2. Collect these results to create reports on the different versions
and environments of Rails and
upload them to a central server containing all this information. Think
of "isitruby1.9" but for the
Rails project (not for individual Rails apps).
In the past several people have started projects to keep CC.rb
instances of Rails running to keep
developers notified of the changes to the project, but as far as I
know there is not a "canonical"
Rails CI to provide this information.
Chad Woolley has been working on an EC2 backed tool to provide this
service to the community
(http://github.com/thewoolleyman/railsci) but his current scope goes
up to providing a tool we can install
on a pristine server to see what the current build status of Rails is.

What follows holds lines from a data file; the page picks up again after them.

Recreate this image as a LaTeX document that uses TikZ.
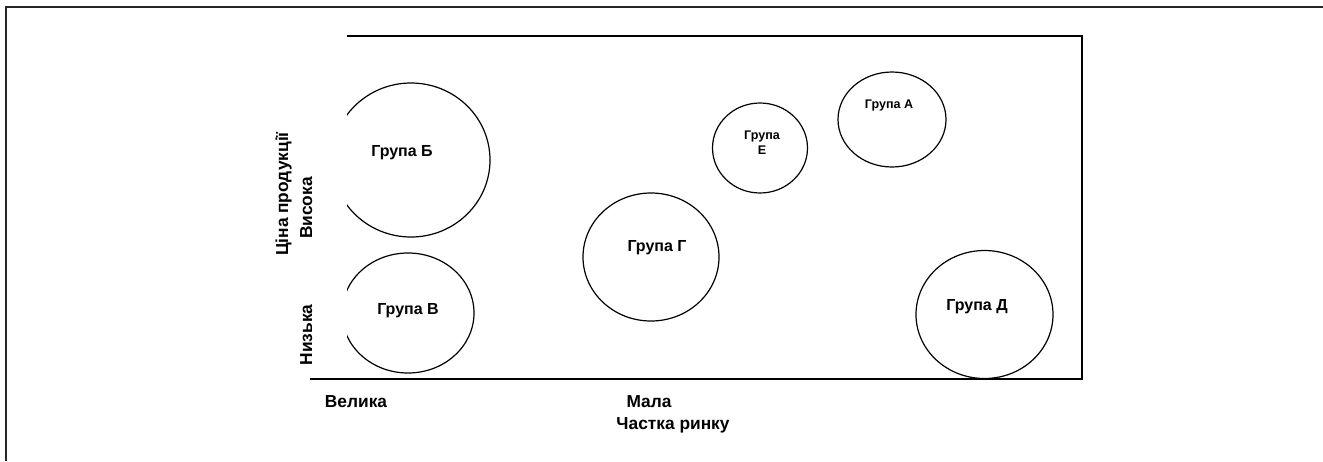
\documentclass[tikz,border=0pt]{standalone}
\usepackage{fontspec}
\setmainfont{Liberation Sans}
\tikzset{
  frameline/.style={line width=2pt, draw=black!85},
  axisline/.style={line width=0.9pt, draw=black},
  gtext/.style={font=\bfseries\fontsize{12pt}{13pt}\selectfont, anchor=base, inner sep=0pt},
  stext/.style={font=\bfseries\fontsize{9.4pt}{10.5pt}\selectfont, anchor=base, inner sep=0pt, align=center},
  ltext/.style={font=\bfseries\fontsize{13pt}{14pt}\selectfont, anchor=base, inner sep=0pt},
}
\begin{document}
\begin{tikzpicture}[x=0.75pt, y=-0.75pt]
\useasboundingbox (0,0) rectangle (1323,461);
% outer frame (only top and left visible)
\coordinate (f1) at (6,461);
\coordinate (f2) at (6,7);
\coordinate (f3) at (1323,7);
\draw[frameline] (f1) -- (f2) -- (f3);
% chart frame
\coordinate (t1) at (347,36);
\coordinate (tr) at (1082,36);
\coordinate (br) at (1082,379);
\coordinate (b1) at (310,379);
\draw[axisline] (t1) -- (tr) -- (br) -- (b1);
% groups clipped at the left edge
\begin{scope}
\clip (347,40) rectangle (600,378);
\draw[axisline] (411,160) ellipse [x radius=79, y radius=77];
\draw[axisline] (408,313) ellipse [x radius=66, y radius=60];
\end{scope}
\draw[axisline] (651,257) ellipse [x radius=68, y radius=64];
\draw[axisline] (760,148) ellipse [x radius=47.5, y radius=45];
\draw[axisline] (892,119.5) ellipse [x radius=54, y radius=47.5];
\draw[axisline] (984.5,314.5) ellipse [x radius=68.5, y radius=64];
% group labels
\node[gtext] (gB) at (402,156) {Група Б};
\node[gtext] (gV) at (408,314) {Група В};
\node[gtext] (gG) at (657,251) {Група Г};
\node[stext] (gE1) at (762,139) {Група};
\node[stext] (gE2) at (762,154) {Е};
\node[stext] (gA) at (889,108) {Група А};
\node[gtext] (gD) at (977,310) {Група Д};
% axis labels
\node[ltext, rotate=90] (price) at (288,194) {Ціна продукції};
\node[ltext, rotate=90] (high) at (312,208) {Висока};
\node[ltext, rotate=90] (low) at (312,335) {Низька};
\node[ltext] (big) at (356,407) {Велика};
\node[ltext] (small) at (649,407) {Мала};
\node[ltext] (share) at (673,429) {Частка ринку};
\end{tikzpicture}
\end{document}
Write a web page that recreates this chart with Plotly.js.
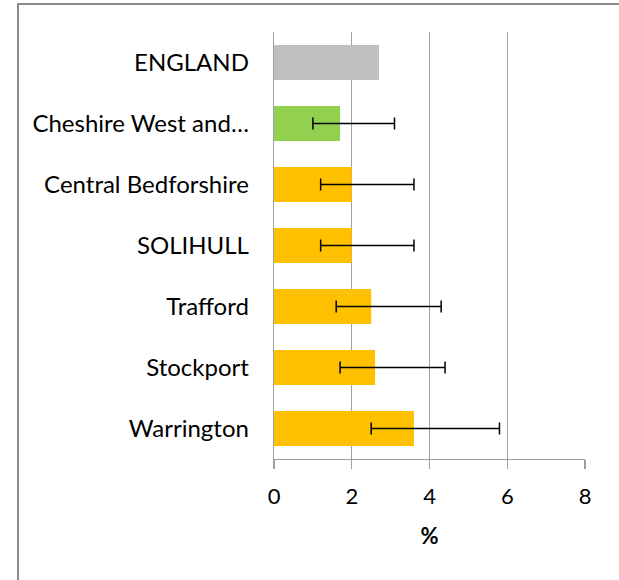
<!DOCTYPE html>
<html><head><meta charset="utf-8">
<script src="https://cdn.plot.ly/plotly-3.0.1.min.js"></script>
<style>
html,body{margin:0;padding:0;background:#fff;overflow:hidden;width:619px;height:580px;}
#frame{position:absolute;left:17px;top:3px;width:800px;height:800px;border:2px solid #8c8c8c;}
#chart{position:absolute;left:0;top:0;width:619px;height:580px;}
</style></head>
<body>
<div id="frame"></div>
<div id="chart"></div>
<script>
const categories = ['ENGLAND','Cheshire West and…','Central Bedforshire','SOLIHULL','Trafford','Stockport','Warrington'];
const values = [2.7, 1.7, 2.0, 2.0, 2.5, 2.6, 3.6];
const lower = [null, 1.0, 1.2, 1.2, 1.6, 1.7, 2.5];
const upper = [null, 3.1, 3.6, 3.6, 4.3, 4.4, 5.8];
const barColors = ['#BFBFBF','#92D050','#FFC000','#FFC000','#FFC000','#FFC000','#FFC000'];
const xTicks = [0, 2, 4, 6, 8];

const idxE = [0];
const idxO = [1,2,3,4,5,6];
const pick = (arr, idx) => idx.map(i => arr[i]);

const traces = [
  {type:'bar', orientation:'h', y: pick(categories, idxE), x: pick(values, idxE),
   marker:{color: pick(barColors, idxE)}, width:0.57, hoverinfo:'x+y'},
  {type:'bar', orientation:'h', y: pick(categories, idxO), x: pick(values, idxO),
   marker:{color: pick(barColors, idxO)}, width:0.57,
   error_x:{type:'data', symmetric:false,
     array: idxO.map(i => upper[i] - values[i]),
     arrayminus: idxO.map(i => values[i] - lower[i]),
     color:'#000', thickness:1.5, width:6}}
];

const layout = {
  width:619, height:580,
  margin:{l:274, r:34, t:32, b:121},
  paper_bgcolor:'rgba(0,0,0,0)', plot_bgcolor:'rgba(0,0,0,0)',
  showlegend:false, barmode:'overlay',
  font:{family:'Lato, "Open Sans", sans-serif', color:'#000'},
  xaxis:{range:[0,8], tickvals:xTicks, ticktext:xTicks.map(String),
    showgrid:true, gridcolor:'#a0a0a0', gridwidth:1.3,
    zeroline:false, showline:true, linecolor:'#a0a0a0', linewidth:1.3,
    ticks:'outside', ticklen:9, tickcolor:'#a0a0a0', tickwidth:1.3,
    tickfont:{size:22}, ticklabelstandoff:8,
    title:{text:'<b>%</b>', font:{size:22}, standoff:21}, fixedrange:true},
  yaxis:{type:'category', categoryorder:'array', categoryarray:categories, autorange:'reversed',
    showgrid:false, zeroline:false, showline:true, linecolor:'#a0a0a0', linewidth:1.3,
    ticks:'', tickfont:{size:24}, ticklabelstandoff:19, fixedrange:true}
};

Plotly.newPlot('chart', traces, layout, {displayModeBar:false, staticPlot:true});
</script>
</body></html>
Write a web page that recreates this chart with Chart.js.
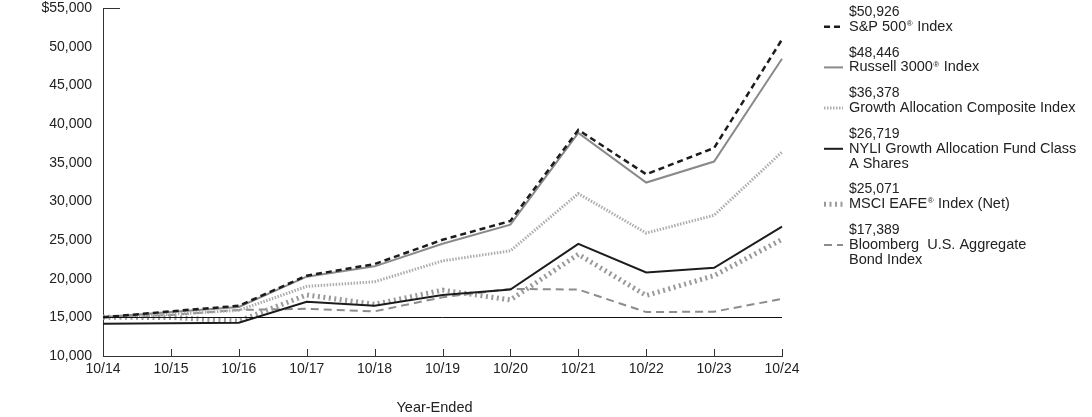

Although this is immensely
helpful by itself, I think we can gather more information than the
test results to see "How's Rails
today".
My idea is to implement two tools that provide this information:
1. Improve the current Rails tools to get information about the
current version builds on developers
machines. This would include test results, performance information
(running times, memory usage,
GC-info, etc). Right now there are a couple of rake tasks that provide
this information to the user
when he runs it on his own applications (rake test:profile, rake
test:benchmark) but as far as I
know there are no tools to do this specifically on the Rails code
base. We'd have to write them
basing our work on the existing tools.
A simple patch to correct typos in the documentation or a refactoring
effort of a couple of methods might not
need to use these tools, but certain things like testing different
database connectors on different
Ruby implementations (REE vs. JRuby vs. MRI) could greatly benefit
from having access to this
information. On one hand the developers can find the slow points in
the system and try to fix them,
and in the other they'll be able to say "X implementation is probably
better suited to do Y or Z
tasks. When a user provides a bug report of Ruby 1.8.7 on OS X running
too slow we could just check
the results on our machines and see if it's a global issue or if it's
a local problem.
Once we have this information on the developer machines we could push
it to a centralized
repository. We could see how Rails behaves on different platforms and
under different
environments. This is especially useful when doing changes to the low
level stuff (the first example
I could think of is playing with the send_file method) since these
kind of changes are really
dependant on the platform/web servers/OS used.
With this online tool we could see how a change affected the Rails
performance in general, and as an
added bonus we will also have access to the actual test results. This
is also good since we can
trivially see how the code changes in different environment:
Say that Arel decides to move the database connector code to a
DataObject backend. I write
this code, test it on my local machine and it works just fine, but
I don't have access to a
Windows system to try these tests on. I could just send a link to
the ML asking for someone to
please run a rake task or two and it will automatically test
everything, compile the results and
upload them to the website. There I would be able to see how
everything went and if there was a
problem I'll have instant access to that information.
I currently don't know how far Chad plans to take his project, but
from what I understand his idea
is to setup several EC2 images with different OS to try the code under
all the supported
platforms helping himself with RVM. If it works like this we'll be
able to integrate these results
into a "master" copy of the results (stuff we got from "official"
servers running clean versions of
Rails) so we have a baseline to compare against. If he's not planning
to support all the OS
combinations then we would still be able to get the results on all the
platforms (provided there are
enough users on those systems willing to run these tests).
I'd love to hear any feedback from you and your ideas on the project!